Andromache offers a not inapt illustration to these remarks. She is beautiful, as all heroic women are; and Homer tells us she is "white-armed." We know no more about her person than this; and her character is exhibited only in the famous parting scene and in the two lamentations which she pours forth for her husband. Yet who has read the Iliad without carrying away a distinct conception of this, the most lovable among the women of Homer? She owes her character far less to what she does and what she says than to how she looks in that ideal picture painted on our memory by Homer's verse. The affection of Hector for his wife, no less distinguished than the passion of Achilles for his friend, has made the Trojan prince rather than his Greek rival the hero of modern romance. When he leaves Ilion to enter on the long combat which ends in the death of Patroclus, the last thought of Hector is for Andromache. He finds her, not in their home, but on the wall, attended by her nurse, who carries in her arms his only son:
Ἑκτορίδην ἀγαπητὸν ἀλίγκιον ἀστέρι καλῷ.[29]
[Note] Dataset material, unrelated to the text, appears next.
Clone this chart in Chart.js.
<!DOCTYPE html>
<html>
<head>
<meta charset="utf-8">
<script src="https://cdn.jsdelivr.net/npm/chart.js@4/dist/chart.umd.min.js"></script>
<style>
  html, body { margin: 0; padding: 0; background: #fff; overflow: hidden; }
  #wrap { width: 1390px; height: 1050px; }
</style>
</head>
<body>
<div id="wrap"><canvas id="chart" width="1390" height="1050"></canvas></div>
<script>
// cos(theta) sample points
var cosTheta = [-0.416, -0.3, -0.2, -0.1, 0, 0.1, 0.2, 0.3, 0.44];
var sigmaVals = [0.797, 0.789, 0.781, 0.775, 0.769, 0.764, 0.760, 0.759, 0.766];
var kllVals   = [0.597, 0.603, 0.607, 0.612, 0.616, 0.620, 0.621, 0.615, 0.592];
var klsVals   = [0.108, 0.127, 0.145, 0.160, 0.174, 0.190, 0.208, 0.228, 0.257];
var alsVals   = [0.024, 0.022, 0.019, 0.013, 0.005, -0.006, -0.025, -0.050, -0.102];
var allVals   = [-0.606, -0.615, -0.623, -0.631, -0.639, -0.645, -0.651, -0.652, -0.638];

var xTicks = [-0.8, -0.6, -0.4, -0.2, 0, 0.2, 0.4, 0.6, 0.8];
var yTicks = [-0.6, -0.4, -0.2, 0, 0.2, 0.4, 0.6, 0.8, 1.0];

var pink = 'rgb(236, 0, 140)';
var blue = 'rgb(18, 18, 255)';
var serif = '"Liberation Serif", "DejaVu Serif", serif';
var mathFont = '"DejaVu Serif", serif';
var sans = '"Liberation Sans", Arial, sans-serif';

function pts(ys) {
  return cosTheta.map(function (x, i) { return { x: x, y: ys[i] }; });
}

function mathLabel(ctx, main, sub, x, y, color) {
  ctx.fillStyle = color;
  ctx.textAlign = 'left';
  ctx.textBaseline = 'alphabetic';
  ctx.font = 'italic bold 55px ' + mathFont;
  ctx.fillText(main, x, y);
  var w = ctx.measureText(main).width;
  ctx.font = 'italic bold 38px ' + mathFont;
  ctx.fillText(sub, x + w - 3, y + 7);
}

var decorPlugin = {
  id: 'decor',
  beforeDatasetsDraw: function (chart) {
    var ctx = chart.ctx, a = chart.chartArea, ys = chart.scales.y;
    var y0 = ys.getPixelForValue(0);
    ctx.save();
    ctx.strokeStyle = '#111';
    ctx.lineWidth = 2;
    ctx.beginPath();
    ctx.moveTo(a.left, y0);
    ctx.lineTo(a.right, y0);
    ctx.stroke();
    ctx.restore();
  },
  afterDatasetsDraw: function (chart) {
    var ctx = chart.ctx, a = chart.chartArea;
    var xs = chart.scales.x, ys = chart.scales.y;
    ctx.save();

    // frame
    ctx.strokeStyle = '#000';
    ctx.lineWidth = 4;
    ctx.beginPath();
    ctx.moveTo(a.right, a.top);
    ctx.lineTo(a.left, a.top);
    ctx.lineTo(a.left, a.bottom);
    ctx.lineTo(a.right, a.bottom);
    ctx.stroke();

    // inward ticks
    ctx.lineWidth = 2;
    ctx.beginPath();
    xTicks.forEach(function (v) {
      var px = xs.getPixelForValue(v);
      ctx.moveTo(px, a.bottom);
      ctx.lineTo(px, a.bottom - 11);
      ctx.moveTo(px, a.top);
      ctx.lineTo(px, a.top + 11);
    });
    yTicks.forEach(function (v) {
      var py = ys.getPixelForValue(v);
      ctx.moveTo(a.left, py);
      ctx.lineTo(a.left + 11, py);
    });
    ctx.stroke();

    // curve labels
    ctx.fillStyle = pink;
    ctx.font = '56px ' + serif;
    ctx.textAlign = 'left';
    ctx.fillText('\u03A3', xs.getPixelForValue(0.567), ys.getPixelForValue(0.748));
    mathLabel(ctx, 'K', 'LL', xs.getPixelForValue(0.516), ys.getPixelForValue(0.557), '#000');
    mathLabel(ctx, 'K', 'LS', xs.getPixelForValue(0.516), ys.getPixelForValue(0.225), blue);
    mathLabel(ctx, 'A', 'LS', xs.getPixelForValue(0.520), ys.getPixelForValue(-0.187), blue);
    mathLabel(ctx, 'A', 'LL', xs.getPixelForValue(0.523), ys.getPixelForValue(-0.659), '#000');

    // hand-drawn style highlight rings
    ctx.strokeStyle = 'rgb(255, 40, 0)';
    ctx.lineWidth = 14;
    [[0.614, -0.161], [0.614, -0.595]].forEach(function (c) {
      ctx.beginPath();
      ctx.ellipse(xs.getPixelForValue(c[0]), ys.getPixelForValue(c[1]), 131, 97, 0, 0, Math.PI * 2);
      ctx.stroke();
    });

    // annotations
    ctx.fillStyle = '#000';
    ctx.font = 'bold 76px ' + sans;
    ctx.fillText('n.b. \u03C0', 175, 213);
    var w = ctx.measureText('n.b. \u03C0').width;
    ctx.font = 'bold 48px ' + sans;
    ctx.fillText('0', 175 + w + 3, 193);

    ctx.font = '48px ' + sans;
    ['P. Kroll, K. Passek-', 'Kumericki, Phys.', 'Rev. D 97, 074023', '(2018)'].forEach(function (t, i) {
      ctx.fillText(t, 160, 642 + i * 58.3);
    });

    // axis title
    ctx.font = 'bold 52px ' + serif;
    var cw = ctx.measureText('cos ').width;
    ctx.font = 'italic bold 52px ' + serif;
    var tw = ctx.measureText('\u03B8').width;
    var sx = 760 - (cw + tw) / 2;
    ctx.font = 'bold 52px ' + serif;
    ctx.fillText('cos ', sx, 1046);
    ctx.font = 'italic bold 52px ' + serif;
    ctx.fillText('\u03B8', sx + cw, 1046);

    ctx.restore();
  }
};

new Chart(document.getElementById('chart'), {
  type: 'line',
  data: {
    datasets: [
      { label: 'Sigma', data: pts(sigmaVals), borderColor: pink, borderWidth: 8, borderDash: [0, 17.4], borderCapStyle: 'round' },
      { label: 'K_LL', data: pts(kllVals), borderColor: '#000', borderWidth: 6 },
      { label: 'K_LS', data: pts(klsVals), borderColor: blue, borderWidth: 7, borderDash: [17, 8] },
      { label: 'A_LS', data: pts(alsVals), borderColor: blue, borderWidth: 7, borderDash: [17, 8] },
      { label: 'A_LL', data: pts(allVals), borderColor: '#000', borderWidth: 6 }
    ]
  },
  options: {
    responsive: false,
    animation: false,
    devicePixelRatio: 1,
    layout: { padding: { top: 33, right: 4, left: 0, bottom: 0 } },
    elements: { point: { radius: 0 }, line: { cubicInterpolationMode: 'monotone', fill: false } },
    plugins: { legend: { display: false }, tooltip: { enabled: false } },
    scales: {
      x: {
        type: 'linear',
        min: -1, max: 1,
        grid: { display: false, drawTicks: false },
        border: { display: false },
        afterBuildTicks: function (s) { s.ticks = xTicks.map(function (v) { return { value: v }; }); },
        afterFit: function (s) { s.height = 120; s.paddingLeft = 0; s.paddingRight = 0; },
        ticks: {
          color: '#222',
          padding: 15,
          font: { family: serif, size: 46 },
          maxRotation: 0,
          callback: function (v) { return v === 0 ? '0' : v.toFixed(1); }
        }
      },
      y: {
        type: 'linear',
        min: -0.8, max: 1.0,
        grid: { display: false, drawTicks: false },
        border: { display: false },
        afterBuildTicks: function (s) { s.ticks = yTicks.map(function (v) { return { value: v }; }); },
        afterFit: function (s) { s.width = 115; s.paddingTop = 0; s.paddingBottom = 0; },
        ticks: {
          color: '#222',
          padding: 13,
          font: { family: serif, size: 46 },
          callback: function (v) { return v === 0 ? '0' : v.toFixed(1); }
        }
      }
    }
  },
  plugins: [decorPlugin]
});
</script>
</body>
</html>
Her first words, after she has wept and clasped him, are: "Love, thy stout heart will be thy death, nor hast thou pity of thy child or me, who soon shall be a widow. My father and my mother and my brothers are all slain; but, Hector, thou art father to me and mother and brother, and thou too art the husband of my youth. Have pity, then, and stay here in the tower, lest thy son be orphaned and thy wife a widow." The answer is worthy of the hero. "Full well," he says, "know I that Troy will fall, and I foresee the sorrow of my brethren and the king; but for these I grieve not: to think of thee, a slave in Argos, unmans me almost; yet even so I will not flinch or shirk the fight. My duty calls, and I must away." He stretches out his mailed arms to Astyanax, but the child is frightened by his nodding plumes. So he lays aside his helmet, and takes the baby to his breast, and prays for him. Andromache smiles through her tears, and down the clanging causeway strides the prince. Poor Andromache has nothing left to do but to return home and raise the dirge for a husband as good as dead. When we see her again in the 22d Iliad, she is weaving, and her damsels are heating a bath against Hector's return from the fight. Then suddenly the cry of Hecuba's anguish thrills her ears. Shuttle and thread drop from her hands; she gathers up her skirts, and like a Mænad flies forth to the wall. She arrives in time to see her husband's body dragged through dust at Achilles' chariot-wheels away from Troy. She faints, and when she wakes it is to utter the most piteous lament in Homer—not, however, for Hector so much, or for herself, as for Astyanax. He who was reared upon a father's knees and fed with marrow and the fat of lambs, and, when play tired him, slept in soft beds among nursing-women, will now roam, an orphan, wronged and unbefriended, hunted from the company of happier men, or fed by charity with scanty scraps. The picture of an orphan's misery among cold friends and hard oppressors is wrought with the pathos of exquisite simplicity. And to the same theme Andromache returns in the vocero which she pours forth over the body of Hector. "I shall be a widow and a slave, and Astyanax will either be slaughtered by Greek soldiers or set to base service in like bondage." Then the sight of the corpse reminds her that the last words of her sorrow must be paid to Hector himself. What touches her most deeply is the thought of death in battle:
οὐ γάρ μοι θνήσκων λεχέων ἐκ χεῖρας ὄρεξας·
οὐδέ τί μοι εἶπες πυκινὸν ἔπος, οὗτέ κεν αἰεὶ
μεμνήμην νύκτας τε καὶ ἤματα δακρυχέουσα.[30]